[START OF DATA LINES]

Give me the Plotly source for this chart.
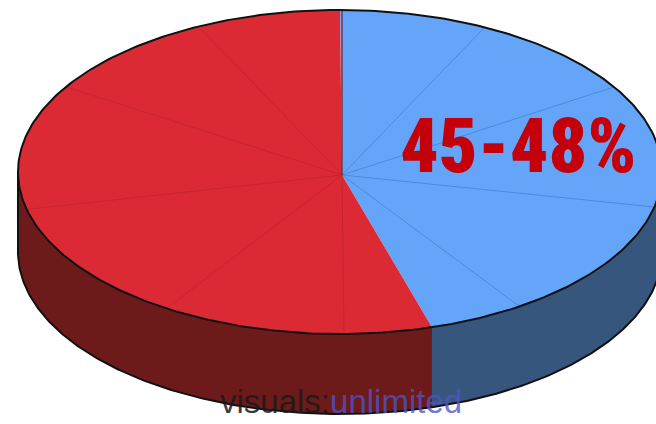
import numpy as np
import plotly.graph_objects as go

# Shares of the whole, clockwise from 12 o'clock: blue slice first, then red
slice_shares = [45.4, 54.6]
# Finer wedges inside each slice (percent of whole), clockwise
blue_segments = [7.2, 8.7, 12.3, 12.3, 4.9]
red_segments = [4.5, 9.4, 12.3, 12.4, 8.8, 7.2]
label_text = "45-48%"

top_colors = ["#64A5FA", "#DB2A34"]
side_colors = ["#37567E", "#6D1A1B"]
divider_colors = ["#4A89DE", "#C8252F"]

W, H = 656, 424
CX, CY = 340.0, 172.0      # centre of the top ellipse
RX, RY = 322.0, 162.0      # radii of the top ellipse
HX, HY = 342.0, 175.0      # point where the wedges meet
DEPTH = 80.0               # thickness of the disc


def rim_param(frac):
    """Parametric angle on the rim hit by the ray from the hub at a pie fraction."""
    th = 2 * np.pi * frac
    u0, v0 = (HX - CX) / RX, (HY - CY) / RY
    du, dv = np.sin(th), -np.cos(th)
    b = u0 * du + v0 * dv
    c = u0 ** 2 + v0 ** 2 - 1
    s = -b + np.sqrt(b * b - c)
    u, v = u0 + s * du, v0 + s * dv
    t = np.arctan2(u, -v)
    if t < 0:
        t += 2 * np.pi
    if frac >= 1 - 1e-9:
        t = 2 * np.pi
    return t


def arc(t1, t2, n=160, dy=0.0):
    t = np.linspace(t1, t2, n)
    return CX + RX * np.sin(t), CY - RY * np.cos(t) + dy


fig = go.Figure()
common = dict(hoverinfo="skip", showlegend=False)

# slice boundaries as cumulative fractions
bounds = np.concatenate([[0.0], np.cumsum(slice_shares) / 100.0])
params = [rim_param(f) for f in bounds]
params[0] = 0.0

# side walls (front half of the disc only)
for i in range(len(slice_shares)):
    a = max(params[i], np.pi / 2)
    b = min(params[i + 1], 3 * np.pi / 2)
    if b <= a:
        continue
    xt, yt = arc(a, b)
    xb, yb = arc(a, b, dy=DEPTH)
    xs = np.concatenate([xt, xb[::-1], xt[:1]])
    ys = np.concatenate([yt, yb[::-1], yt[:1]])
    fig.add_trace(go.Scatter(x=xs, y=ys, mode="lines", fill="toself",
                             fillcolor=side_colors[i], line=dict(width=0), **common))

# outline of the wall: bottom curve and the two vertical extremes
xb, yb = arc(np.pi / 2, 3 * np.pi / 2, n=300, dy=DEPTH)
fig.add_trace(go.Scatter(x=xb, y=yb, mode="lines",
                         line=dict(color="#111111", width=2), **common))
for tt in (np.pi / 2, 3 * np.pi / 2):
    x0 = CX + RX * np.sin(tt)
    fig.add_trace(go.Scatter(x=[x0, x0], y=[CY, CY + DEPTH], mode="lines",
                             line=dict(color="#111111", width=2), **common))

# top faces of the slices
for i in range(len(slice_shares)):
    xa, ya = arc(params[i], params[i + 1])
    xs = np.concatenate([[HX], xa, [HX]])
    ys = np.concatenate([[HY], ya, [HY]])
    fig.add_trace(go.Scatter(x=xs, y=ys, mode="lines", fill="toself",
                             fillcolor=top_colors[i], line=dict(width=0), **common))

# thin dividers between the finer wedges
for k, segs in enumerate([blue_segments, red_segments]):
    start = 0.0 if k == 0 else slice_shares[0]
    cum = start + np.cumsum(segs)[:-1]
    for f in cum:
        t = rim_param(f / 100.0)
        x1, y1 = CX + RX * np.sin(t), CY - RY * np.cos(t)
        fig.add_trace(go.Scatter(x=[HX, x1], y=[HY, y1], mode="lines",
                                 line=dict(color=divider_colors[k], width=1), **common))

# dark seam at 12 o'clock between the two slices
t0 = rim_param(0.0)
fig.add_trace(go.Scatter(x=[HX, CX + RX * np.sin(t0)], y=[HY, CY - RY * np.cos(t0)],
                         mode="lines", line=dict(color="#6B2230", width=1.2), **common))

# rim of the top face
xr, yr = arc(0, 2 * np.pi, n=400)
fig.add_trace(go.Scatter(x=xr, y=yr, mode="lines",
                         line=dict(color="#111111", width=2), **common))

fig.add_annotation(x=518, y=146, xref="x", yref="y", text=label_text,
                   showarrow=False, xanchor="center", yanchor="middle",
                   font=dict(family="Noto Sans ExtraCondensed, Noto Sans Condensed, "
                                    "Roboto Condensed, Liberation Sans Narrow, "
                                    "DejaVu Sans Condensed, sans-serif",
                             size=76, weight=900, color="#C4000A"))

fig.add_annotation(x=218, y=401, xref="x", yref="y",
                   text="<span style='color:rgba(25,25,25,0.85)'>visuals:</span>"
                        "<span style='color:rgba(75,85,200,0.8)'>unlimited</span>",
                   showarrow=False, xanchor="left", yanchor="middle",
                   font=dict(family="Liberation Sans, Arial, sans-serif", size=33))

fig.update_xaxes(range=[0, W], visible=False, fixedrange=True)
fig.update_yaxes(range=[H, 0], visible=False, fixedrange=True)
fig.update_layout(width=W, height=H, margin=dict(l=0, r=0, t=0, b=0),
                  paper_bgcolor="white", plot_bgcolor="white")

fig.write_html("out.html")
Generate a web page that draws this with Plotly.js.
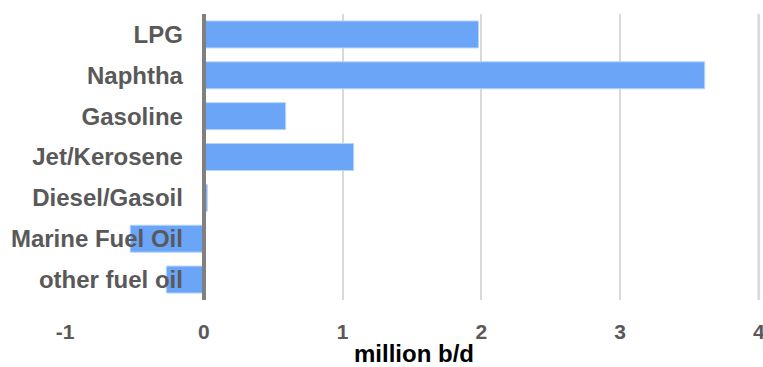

[END OF DATA LINES]

▶ [WHAT THIS TASK INVOLVES] Print the entries above exactly, taking out only the pictures.

▶ [FULL RESPONSE]
Give me the Plotly source for this chart.
import numpy as np
import plotly.graph_objects as go

# Shares of the whole, clockwise from 12 o'clock: blue slice first, then red
slice_shares = [45.4, 54.6]
# Finer wedges inside each slice (percent of whole), clockwise
blue_segments = [7.2, 8.7, 12.3, 12.3, 4.9]
red_segments = [4.5, 9.4, 12.3, 12.4, 8.8, 7.2]
label_text = "45-48%"

top_colors = ["#64A5FA", "#DB2A34"]
side_colors = ["#37567E", "#6D1A1B"]
divider_colors = ["#4A89DE", "#C8252F"]

W, H = 656, 424
CX, CY = 340.0, 172.0      # centre of the top ellipse
RX, RY = 322.0, 162.0      # radii of the top ellipse
HX, HY = 342.0, 175.0      # point where the wedges meet
DEPTH = 80.0               # thickness of the disc


def rim_param(frac):
    """Parametric angle on the rim hit by the ray from the hub at a pie fraction."""
    th = 2 * np.pi * frac
    u0, v0 = (HX - CX) / RX, (HY - CY) / RY
    du, dv = np.sin(th), -np.cos(th)
    b = u0 * du + v0 * dv
    c = u0 ** 2 + v0 ** 2 - 1
    s = -b + np.sqrt(b * b - c)
    u, v = u0 + s * du, v0 + s * dv
    t = np.arctan2(u, -v)
    if t < 0:
        t += 2 * np.pi
    if frac >= 1 - 1e-9:
        t = 2 * np.pi
    return t


def arc(t1, t2, n=160, dy=0.0):
    t = np.linspace(t1, t2, n)
    return CX + RX * np.sin(t), CY - RY * np.cos(t) + dy


fig = go.Figure()
common = dict(hoverinfo="skip", showlegend=False)

# slice boundaries as cumulative fractions
bounds = np.concatenate([[0.0], np.cumsum(slice_shares) / 100.0])
params = [rim_param(f) for f in bounds]
params[0] = 0.0

# side walls (front half of the disc only)
for i in range(len(slice_shares)):
    a = max(params[i], np.pi / 2)
    b = min(params[i + 1], 3 * np.pi / 2)
    if b <= a:
        continue
    xt, yt = arc(a, b)
    xb, yb = arc(a, b, dy=DEPTH)
    xs = np.concatenate([xt, xb[::-1], xt[:1]])
    ys = np.concatenate([yt, yb[::-1], yt[:1]])
    fig.add_trace(go.Scatter(x=xs, y=ys, mode="lines", fill="toself",
                             fillcolor=side_colors[i], line=dict(width=0), **common))

# outline of the wall: bottom curve and the two vertical extremes
xb, yb = arc(np.pi / 2, 3 * np.pi / 2, n=300, dy=DEPTH)
fig.add_trace(go.Scatter(x=xb, y=yb, mode="lines",
                         line=dict(color="#111111", width=2), **common))
for tt in (np.pi / 2, 3 * np.pi / 2):
    x0 = CX + RX * np.sin(tt)
    fig.add_trace(go.Scatter(x=[x0, x0], y=[CY, CY + DEPTH], mode="lines",
                             line=dict(color="#111111", width=2), **common))

# top faces of the slices
for i in range(len(slice_shares)):
    xa, ya = arc(params[i], params[i + 1])
    xs = np.concatenate([[HX], xa, [HX]])
    ys = np.concatenate([[HY], ya, [HY]])
    fig.add_trace(go.Scatter(x=xs, y=ys, mode="lines", fill="toself",
                             fillcolor=top_colors[i], line=dict(width=0), **common))

# thin dividers between the finer wedges
for k, segs in enumerate([blue_segments, red_segments]):
    start = 0.0 if k == 0 else slice_shares[0]
    cum = start + np.cumsum(segs)[:-1]
    for f in cum:
        t = rim_param(f / 100.0)
        x1, y1 = CX + RX * np.sin(t), CY - RY * np.cos(t)
        fig.add_trace(go.Scatter(x=[HX, x1], y=[HY, y1], mode="lines",
                                 line=dict(color=divider_colors[k], width=1), **common))

# dark seam at 12 o'clock between the two slices
t0 = rim_param(0.0)
fig.add_trace(go.Scatter(x=[HX, CX + RX * np.sin(t0)], y=[HY, CY - RY * np.cos(t0)],
                         mode="lines", line=dict(color="#6B2230", width=1.2), **common))

# rim of the top face
xr, yr = arc(0, 2 * np.pi, n=400)
fig.add_trace(go.Scatter(x=xr, y=yr, mode="lines",
                         line=dict(color="#111111", width=2), **common))

fig.add_annotation(x=518, y=146, xref="x", yref="y", text=label_text,
                   showarrow=False, xanchor="center", yanchor="middle",
                   font=dict(family="Noto Sans ExtraCondensed, Noto Sans Condensed, "
                                    "Roboto Condensed, Liberation Sans Narrow, "
                                    "DejaVu Sans Condensed, sans-serif",
                             size=76, weight=900, color="#C4000A"))

fig.add_annotation(x=218, y=401, xref="x", yref="y",
                   text="<span style='color:rgba(25,25,25,0.85)'>visuals:</span>"
                        "<span style='color:rgba(75,85,200,0.8)'>unlimited</span>",
                   showarrow=False, xanchor="left", yanchor="middle",
                   font=dict(family="Liberation Sans, Arial, sans-serif", size=33))

fig.update_xaxes(range=[0, W], visible=False, fixedrange=True)
fig.update_yaxes(range=[H, 0], visible=False, fixedrange=True)
fig.update_layout(width=W, height=H, margin=dict(l=0, r=0, t=0, b=0),
                  paper_bgcolor="white", plot_bgcolor="white")

fig.write_html("out.html")
Generate a web page that draws this with Plotly.js.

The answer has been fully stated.